The answer, in short, is political pressure.

Requiring a “parking and circulation management plan” typically part of an environmental impact report when a new project is proposed would have delayed the Staples Center project by a year or more. As it was, the City Council was under intense pressure during the summer of 1997 to fast-track the project.

The developer, a partnership headed by Majestic Realty Co. President Ed Roski Jr. and Denver billionaire Philip Anschutz, was threatening to abandon the arena if it did not get rapid council approval.

The highest-profile challenge, spearheaded by Councilman Joel Wachs, focused on the financial agreement between the city and the arena developer. Traffic implications were put on the back burner.

“We weren’t sure we were going to land the Staples Center at all until it actually happened,” said Sheppard. “If we had forced a year-long delay, it might never have happened.”

Lacking the normal parking management plan, the 1997 Staples EIR contained only limited traffic measures, such as new signals, additional turn lanes and widening of some side streets. The overall plan now being developed to handle as many as 7,500 additional cars coming into downtown on game days relies heavily on “soft” traffic-mitigation measures.
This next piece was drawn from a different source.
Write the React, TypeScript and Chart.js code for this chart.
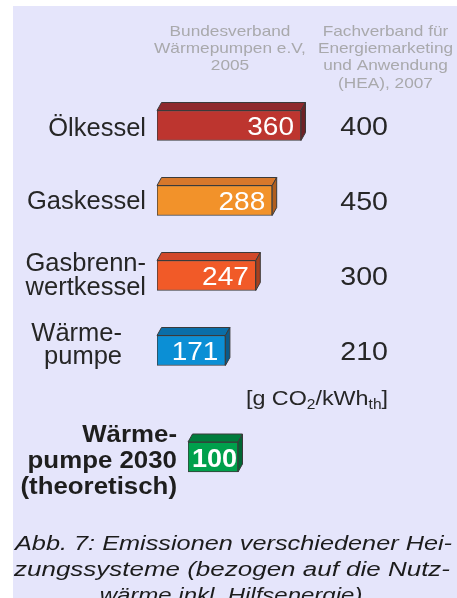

These include installing electronic message boards, redirecting freeway drivers onto surface streets like Olympic and Pico boulevards, and having arena patrons park in remote parking lots and then shuttling them to the arena by bus.

Tanner said the draft plan containing all these measures is due to be released in the next few weeks.

Most traffic experts including Michael Meyer, principal with Meyer, Mohaddes Associates, a transportation engineering firm agreed that traffic is likely to be severe early on. But Meyer noted that “soft” mitigation measures could be adequate substitutes to major infrastructure improvements.

“You are trying to manage a lot of cars going to or from one place for a particular period of time,” Meyer said. “You don’t want to spend the money to widen a street to four lanes in each direction (eight lanes in all) if you can keep the street at four lanes and restrict traffic flow to one way with a changeable message sign.”

John Lower, traffic and transportation manager for the city of Anaheim, said these sorts of measures have been fairly successful in alleviating congestion around that city’s sports arena, the Arrowhead Pond. But Lower said traffic problems persist when the arena hosts concerts and other one-time events.

“For these events, we have a lot of first-time visitors. They all seem to want to go to the corner right outside the Pond, even though there are signs directing them to alternate locations for parking,” he said.

That could be an important factor at Staples, which will host all of the home games for the Clippers, the Lakers and Los Angeles Kings. During the six months from November through May, rarely will a day go by without one of the three teams playing. Many days will feature double-headers.

In addition, Staples Center officials are aggressively booking other events to fill up the arena, from the 2002 figure skating championships to concerts and other entertainment events. And that doesn’t include all the events that will take place at the adjacent Convention Center.

The situation could get dicier still if the developer goes through with its plan to develop a major entertainment/retail complex and major convention hotel adjacent to the arena.